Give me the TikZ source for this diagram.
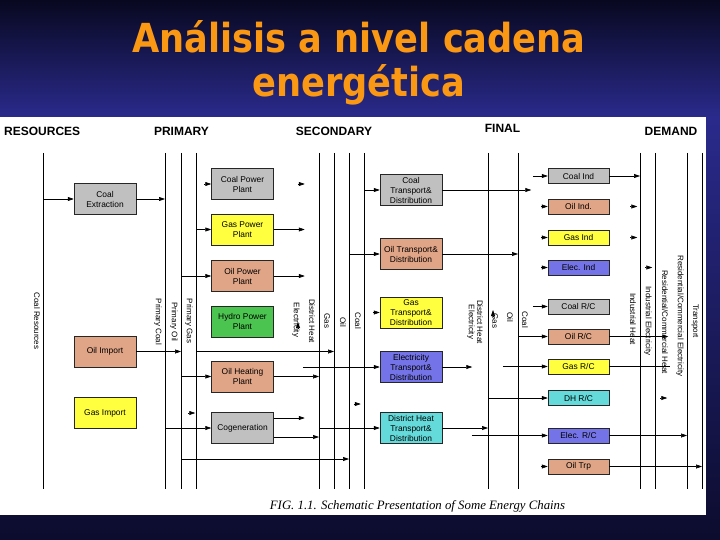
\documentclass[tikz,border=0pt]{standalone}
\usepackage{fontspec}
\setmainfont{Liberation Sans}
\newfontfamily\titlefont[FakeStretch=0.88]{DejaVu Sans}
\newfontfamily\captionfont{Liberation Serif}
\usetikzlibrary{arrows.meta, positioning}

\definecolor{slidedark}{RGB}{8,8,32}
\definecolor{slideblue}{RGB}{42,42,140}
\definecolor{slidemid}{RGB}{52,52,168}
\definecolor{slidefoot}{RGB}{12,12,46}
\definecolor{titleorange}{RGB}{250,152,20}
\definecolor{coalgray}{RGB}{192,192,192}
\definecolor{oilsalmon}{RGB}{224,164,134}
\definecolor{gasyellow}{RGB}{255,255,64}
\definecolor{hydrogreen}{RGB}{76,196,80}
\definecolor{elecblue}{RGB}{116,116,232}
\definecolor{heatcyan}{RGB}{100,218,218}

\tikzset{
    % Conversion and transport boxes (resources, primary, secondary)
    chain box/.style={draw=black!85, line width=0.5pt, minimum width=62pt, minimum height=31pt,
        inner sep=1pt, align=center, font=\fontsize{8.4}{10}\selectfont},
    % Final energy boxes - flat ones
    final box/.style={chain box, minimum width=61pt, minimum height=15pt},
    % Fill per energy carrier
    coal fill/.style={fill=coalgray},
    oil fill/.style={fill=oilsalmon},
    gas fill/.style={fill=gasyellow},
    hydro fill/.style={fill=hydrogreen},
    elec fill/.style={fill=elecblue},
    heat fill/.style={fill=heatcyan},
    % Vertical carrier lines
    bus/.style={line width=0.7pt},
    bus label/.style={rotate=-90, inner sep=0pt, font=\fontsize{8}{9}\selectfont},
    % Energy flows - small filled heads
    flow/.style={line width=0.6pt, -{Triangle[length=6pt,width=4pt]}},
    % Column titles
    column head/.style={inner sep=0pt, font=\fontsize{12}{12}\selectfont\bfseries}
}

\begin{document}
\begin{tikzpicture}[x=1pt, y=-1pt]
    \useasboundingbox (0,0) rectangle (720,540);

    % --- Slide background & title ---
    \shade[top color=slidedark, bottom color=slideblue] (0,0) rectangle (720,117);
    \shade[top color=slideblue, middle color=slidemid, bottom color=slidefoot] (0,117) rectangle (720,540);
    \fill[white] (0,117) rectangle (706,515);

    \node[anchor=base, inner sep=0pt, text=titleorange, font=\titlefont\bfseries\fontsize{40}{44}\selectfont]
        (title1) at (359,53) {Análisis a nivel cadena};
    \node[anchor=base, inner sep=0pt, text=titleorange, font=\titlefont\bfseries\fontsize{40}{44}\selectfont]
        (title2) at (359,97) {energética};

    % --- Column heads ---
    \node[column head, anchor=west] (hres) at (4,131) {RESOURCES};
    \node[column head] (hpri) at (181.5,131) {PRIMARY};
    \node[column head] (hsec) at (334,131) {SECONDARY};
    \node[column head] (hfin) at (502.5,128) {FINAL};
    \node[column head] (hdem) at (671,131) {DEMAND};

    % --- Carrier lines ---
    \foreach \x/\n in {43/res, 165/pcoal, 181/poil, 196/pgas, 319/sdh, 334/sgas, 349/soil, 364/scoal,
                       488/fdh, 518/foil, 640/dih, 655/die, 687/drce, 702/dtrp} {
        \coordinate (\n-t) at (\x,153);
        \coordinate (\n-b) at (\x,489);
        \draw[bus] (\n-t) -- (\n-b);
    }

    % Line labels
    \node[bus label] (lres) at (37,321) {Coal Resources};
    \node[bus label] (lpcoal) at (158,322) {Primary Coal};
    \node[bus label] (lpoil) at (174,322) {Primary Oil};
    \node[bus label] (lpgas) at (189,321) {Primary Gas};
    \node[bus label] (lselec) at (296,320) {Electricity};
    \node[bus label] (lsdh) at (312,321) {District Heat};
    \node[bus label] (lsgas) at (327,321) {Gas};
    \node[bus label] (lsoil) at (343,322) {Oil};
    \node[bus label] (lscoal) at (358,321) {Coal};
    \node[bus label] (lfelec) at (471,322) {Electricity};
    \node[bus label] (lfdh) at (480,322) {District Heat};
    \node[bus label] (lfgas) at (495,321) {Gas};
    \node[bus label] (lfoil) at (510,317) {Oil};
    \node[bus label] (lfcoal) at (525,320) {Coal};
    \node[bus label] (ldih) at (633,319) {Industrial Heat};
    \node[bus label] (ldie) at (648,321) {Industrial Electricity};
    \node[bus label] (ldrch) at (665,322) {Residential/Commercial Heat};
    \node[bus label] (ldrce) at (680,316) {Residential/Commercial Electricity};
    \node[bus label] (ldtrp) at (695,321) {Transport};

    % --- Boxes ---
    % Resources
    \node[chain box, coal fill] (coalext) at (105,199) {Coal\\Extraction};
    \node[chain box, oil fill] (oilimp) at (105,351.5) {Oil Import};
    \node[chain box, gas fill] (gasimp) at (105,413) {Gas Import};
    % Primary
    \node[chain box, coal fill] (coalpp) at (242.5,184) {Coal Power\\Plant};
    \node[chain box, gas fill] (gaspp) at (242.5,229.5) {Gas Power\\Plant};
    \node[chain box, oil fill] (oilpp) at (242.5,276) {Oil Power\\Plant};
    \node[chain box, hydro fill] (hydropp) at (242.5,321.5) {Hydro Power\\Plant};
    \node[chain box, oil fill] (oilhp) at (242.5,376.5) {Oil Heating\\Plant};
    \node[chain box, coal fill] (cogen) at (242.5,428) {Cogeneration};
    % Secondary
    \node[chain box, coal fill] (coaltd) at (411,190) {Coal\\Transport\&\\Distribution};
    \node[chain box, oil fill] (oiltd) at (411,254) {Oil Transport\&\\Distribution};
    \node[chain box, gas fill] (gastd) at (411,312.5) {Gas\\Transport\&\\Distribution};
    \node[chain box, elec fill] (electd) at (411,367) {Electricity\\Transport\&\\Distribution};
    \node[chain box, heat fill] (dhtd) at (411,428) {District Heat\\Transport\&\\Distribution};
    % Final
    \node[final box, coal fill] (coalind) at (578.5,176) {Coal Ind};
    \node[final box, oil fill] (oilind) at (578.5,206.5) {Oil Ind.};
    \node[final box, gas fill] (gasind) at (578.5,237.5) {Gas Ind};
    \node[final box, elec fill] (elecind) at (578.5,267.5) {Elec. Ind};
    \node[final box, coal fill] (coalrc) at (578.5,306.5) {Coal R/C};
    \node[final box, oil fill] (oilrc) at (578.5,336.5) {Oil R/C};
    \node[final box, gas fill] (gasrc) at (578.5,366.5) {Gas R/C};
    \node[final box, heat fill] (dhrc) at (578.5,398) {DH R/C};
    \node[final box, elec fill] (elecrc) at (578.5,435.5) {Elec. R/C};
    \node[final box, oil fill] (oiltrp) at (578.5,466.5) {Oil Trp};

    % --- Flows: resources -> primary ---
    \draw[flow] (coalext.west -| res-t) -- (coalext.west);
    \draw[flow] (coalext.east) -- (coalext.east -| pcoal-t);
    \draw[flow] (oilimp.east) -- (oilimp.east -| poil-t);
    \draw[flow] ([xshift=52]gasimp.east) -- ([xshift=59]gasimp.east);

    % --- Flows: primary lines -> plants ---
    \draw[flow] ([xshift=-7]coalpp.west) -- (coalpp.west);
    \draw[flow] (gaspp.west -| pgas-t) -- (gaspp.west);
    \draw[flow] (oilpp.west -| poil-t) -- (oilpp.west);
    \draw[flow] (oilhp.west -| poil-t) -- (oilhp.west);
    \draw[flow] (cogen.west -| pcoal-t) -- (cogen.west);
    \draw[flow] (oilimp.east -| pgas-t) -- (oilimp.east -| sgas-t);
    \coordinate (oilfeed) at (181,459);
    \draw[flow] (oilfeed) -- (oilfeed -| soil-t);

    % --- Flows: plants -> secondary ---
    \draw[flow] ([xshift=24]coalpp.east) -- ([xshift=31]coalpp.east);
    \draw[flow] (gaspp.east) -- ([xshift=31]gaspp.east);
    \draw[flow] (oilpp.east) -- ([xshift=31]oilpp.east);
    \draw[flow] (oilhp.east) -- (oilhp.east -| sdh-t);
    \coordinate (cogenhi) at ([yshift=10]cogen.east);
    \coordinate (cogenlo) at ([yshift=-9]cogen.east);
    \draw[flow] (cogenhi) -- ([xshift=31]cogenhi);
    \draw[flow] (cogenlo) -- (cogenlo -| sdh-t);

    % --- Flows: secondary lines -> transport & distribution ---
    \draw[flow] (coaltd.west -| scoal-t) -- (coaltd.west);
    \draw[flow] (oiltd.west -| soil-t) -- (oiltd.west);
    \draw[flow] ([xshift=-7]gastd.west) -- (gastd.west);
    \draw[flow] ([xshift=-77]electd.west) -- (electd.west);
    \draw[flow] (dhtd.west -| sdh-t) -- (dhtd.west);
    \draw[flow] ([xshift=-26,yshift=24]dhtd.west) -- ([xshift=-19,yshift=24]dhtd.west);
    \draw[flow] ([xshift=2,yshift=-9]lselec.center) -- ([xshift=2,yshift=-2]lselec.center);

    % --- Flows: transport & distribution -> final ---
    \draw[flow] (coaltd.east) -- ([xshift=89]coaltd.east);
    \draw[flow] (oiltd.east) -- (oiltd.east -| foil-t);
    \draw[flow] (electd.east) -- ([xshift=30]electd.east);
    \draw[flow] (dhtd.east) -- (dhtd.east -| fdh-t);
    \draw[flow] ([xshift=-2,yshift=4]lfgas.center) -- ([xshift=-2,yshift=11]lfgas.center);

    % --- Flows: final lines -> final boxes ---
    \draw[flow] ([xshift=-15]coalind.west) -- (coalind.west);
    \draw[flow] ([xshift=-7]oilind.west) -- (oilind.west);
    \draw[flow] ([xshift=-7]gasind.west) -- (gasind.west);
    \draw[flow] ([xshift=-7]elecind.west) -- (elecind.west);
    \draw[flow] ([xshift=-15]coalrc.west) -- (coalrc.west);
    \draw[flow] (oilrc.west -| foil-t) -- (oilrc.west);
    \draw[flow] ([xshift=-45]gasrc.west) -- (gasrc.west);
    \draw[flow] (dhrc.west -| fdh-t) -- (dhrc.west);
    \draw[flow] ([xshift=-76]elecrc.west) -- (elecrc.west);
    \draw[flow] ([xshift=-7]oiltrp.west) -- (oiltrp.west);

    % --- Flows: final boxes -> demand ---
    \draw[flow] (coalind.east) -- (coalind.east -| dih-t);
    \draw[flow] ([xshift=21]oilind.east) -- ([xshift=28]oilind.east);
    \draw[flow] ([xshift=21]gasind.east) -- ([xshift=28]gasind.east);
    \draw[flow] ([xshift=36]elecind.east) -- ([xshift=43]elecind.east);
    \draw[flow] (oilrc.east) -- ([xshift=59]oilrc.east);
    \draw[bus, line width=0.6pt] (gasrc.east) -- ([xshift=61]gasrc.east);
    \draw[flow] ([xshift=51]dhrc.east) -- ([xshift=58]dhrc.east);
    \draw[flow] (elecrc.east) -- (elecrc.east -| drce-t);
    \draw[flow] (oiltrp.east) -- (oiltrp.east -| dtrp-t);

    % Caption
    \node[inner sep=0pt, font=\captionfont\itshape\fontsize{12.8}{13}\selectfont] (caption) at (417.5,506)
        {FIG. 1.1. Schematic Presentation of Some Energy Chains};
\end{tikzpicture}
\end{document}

...

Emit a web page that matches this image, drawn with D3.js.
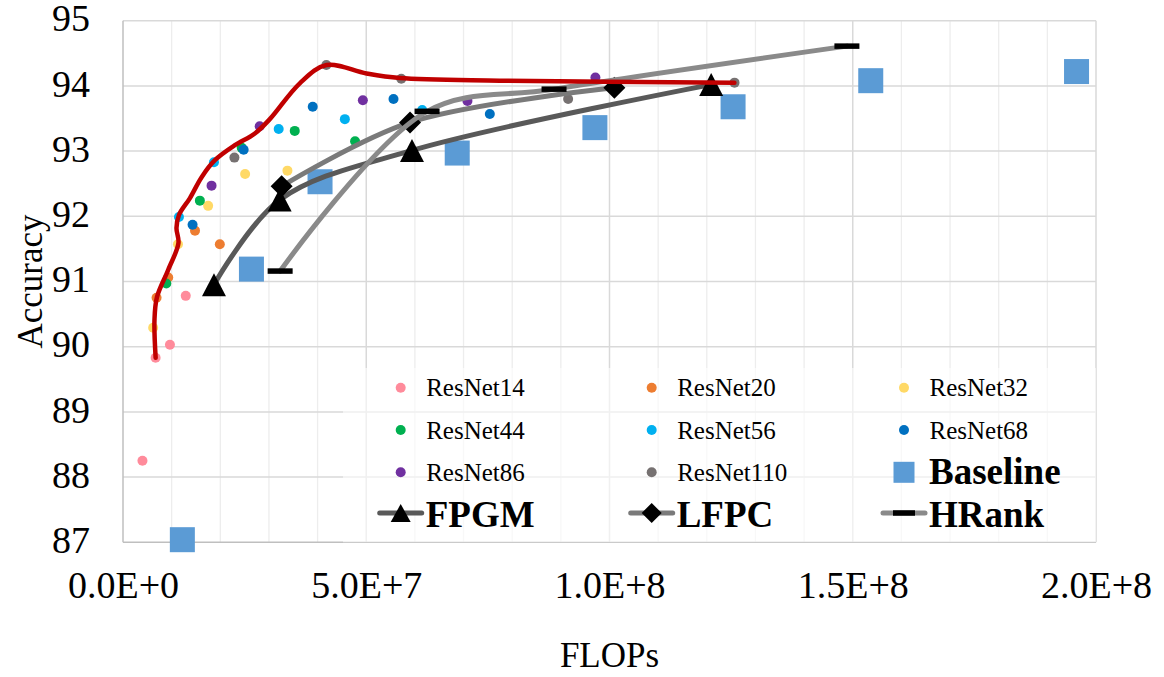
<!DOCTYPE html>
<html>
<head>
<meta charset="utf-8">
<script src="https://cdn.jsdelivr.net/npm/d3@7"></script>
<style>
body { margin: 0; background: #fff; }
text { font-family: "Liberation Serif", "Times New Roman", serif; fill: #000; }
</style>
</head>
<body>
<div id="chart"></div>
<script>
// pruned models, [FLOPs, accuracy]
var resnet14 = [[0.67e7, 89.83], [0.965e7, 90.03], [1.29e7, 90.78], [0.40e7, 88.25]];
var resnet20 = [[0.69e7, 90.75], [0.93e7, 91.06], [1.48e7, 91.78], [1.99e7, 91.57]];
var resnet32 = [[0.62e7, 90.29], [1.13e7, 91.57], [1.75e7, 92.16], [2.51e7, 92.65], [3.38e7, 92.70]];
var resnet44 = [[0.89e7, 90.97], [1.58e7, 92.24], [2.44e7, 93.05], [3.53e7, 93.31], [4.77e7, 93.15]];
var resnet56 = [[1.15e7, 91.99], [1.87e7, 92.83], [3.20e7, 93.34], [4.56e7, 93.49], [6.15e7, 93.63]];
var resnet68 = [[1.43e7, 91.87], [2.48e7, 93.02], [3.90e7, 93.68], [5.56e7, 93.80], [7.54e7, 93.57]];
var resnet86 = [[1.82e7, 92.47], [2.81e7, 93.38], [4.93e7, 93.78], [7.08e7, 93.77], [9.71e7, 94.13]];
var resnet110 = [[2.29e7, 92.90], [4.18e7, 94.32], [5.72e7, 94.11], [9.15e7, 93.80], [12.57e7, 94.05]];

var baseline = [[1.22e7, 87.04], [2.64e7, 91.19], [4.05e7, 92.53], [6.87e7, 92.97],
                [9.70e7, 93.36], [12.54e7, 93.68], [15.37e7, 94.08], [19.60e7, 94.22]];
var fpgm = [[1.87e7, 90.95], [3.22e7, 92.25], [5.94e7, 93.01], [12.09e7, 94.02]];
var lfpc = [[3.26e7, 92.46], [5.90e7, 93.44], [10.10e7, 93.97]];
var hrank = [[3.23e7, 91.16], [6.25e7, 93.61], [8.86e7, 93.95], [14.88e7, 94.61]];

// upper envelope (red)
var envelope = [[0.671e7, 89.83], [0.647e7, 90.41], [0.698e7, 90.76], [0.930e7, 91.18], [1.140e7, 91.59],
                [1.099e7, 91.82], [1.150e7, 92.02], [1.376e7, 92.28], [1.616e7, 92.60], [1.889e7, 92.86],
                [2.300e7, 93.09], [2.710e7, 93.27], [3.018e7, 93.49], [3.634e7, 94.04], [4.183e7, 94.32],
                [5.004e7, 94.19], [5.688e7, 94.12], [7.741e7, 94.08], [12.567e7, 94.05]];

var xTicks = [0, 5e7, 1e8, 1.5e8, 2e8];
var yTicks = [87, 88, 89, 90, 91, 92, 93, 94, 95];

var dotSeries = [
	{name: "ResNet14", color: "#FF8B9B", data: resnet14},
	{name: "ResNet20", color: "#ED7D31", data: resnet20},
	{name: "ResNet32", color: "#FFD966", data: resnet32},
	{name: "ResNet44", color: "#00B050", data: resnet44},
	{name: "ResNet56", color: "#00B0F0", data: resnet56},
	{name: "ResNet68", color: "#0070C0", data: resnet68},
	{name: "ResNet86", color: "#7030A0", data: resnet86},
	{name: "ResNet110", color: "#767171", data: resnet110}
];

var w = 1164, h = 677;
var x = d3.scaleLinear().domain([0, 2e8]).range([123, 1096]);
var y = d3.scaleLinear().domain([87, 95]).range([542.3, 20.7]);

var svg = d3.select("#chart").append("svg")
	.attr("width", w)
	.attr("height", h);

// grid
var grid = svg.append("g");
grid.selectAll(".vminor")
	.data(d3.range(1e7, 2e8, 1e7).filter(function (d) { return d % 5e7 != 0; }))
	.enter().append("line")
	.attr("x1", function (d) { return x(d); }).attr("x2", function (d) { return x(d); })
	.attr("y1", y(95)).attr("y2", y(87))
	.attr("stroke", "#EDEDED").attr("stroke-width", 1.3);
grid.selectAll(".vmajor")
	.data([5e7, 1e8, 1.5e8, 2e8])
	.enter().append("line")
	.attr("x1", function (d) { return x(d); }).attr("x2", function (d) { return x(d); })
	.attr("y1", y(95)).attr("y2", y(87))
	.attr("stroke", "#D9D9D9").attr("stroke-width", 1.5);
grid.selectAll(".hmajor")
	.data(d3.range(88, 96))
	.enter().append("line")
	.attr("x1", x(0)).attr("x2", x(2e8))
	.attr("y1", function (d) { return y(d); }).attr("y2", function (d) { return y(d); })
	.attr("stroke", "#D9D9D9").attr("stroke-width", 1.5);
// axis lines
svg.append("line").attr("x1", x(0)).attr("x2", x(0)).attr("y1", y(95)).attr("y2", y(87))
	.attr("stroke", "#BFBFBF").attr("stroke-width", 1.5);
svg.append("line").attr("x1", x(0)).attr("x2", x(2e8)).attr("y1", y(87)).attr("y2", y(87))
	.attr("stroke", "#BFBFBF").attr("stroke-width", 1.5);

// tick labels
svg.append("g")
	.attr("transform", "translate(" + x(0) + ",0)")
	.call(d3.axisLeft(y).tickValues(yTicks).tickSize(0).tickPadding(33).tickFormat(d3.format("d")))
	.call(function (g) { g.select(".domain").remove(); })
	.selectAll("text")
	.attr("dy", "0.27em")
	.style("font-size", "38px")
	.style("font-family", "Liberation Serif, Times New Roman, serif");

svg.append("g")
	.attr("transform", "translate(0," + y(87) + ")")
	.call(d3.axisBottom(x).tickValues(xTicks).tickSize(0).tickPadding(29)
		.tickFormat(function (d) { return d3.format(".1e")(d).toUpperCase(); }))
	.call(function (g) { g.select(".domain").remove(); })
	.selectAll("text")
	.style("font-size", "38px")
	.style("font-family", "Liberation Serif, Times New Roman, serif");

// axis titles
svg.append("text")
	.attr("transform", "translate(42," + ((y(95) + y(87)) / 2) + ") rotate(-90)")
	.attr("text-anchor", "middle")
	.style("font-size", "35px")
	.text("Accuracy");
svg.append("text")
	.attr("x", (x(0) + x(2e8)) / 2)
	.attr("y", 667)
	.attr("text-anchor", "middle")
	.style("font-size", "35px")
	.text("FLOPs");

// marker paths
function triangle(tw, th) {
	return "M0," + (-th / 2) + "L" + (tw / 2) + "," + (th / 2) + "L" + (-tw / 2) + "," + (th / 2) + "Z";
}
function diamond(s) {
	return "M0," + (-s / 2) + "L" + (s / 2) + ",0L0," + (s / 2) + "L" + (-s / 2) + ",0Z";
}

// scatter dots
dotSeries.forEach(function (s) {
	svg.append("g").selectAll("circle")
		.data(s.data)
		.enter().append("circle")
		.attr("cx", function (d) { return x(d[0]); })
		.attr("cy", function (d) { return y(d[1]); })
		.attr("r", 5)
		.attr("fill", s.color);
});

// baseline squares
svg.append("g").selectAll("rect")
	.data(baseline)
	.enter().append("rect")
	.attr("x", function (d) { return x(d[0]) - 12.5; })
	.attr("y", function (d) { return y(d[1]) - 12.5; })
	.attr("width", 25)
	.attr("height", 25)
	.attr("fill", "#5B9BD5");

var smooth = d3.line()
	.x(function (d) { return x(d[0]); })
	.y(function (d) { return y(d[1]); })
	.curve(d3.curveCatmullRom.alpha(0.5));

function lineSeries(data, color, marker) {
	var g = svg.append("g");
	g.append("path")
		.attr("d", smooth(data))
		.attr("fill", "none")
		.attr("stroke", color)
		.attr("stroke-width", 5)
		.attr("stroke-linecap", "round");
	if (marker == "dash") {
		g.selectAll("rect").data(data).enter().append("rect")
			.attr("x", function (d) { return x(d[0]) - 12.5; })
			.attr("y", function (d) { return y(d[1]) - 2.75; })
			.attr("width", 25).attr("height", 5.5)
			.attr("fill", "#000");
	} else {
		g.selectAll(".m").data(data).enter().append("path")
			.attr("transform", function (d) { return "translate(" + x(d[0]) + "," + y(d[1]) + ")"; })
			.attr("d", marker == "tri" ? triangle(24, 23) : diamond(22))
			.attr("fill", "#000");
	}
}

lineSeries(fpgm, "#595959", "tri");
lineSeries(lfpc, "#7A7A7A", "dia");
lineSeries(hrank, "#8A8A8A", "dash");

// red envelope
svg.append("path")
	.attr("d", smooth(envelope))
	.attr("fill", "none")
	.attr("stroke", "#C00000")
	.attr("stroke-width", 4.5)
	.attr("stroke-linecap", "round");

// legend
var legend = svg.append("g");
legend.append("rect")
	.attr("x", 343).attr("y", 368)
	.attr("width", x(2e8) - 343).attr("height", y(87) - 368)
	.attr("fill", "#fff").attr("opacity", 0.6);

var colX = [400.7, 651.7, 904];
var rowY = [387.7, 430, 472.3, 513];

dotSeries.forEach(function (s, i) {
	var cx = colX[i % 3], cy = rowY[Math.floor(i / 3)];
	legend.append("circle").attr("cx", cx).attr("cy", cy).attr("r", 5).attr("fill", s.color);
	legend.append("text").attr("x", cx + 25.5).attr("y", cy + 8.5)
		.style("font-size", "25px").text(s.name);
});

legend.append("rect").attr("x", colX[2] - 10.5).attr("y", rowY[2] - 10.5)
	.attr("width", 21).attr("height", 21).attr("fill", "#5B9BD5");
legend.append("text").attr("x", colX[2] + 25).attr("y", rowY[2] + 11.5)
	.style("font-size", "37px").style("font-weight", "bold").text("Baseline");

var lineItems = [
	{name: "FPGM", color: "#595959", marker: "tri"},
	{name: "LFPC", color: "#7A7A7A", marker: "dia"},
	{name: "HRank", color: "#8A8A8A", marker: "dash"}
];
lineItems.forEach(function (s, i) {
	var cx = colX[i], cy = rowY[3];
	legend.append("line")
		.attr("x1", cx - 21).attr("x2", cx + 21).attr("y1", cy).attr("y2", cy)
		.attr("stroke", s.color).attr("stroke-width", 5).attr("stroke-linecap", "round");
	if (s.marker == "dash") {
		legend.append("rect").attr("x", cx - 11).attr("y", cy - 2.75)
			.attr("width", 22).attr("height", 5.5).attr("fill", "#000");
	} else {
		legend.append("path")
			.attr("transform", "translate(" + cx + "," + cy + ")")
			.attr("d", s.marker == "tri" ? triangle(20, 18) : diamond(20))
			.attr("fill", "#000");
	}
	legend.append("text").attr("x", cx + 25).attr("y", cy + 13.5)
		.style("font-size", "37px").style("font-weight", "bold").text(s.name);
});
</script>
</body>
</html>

**Task brief:**
The lines to reproduce run from the one above containing "Emit a web page" through the one containing "93.95], [14.88e7, 94.61]];". Copy them exactly and leave out all pictures.

**Answer:**
Emit a web page that matches this image, drawn with D3.js.
<!DOCTYPE html>
<html>
<head>
<meta charset="utf-8">
<script src="https://cdn.jsdelivr.net/npm/d3@7"></script>
<style>
body { margin: 0; background: #fff; }
text { font-family: "Liberation Serif", "Times New Roman", serif; fill: #000; }
</style>
</head>
<body>
<div id="chart"></div>
<script>
// pruned models, [FLOPs, accuracy]
var resnet14 = [[0.67e7, 89.83], [0.965e7, 90.03], [1.29e7, 90.78], [0.40e7, 88.25]];
var resnet20 = [[0.69e7, 90.75], [0.93e7, 91.06], [1.48e7, 91.78], [1.99e7, 91.57]];
var resnet32 = [[0.62e7, 90.29], [1.13e7, 91.57], [1.75e7, 92.16], [2.51e7, 92.65], [3.38e7, 92.70]];
var resnet44 = [[0.89e7, 90.97], [1.58e7, 92.24], [2.44e7, 93.05], [3.53e7, 93.31], [4.77e7, 93.15]];
var resnet56 = [[1.15e7, 91.99], [1.87e7, 92.83], [3.20e7, 93.34], [4.56e7, 93.49], [6.15e7, 93.63]];
var resnet68 = [[1.43e7, 91.87], [2.48e7, 93.02], [3.90e7, 93.68], [5.56e7, 93.80], [7.54e7, 93.57]];
var resnet86 = [[1.82e7, 92.47], [2.81e7, 93.38], [4.93e7, 93.78], [7.08e7, 93.77], [9.71e7, 94.13]];
var resnet110 = [[2.29e7, 92.90], [4.18e7, 94.32], [5.72e7, 94.11], [9.15e7, 93.80], [12.57e7, 94.05]];

var baseline = [[1.22e7, 87.04], [2.64e7, 91.19], [4.05e7, 92.53], [6.87e7, 92.97],
                [9.70e7, 93.36], [12.54e7, 93.68], [15.37e7, 94.08], [19.60e7, 94.22]];
var fpgm = [[1.87e7, 90.95], [3.22e7, 92.25], [5.94e7, 93.01], [12.09e7, 94.02]];
var lfpc = [[3.26e7, 92.46], [5.90e7, 93.44], [10.10e7, 93.97]];
var hrank = [[3.23e7, 91.16], [6.25e7, 93.61], [8.86e7, 93.95], [14.88e7, 94.61]];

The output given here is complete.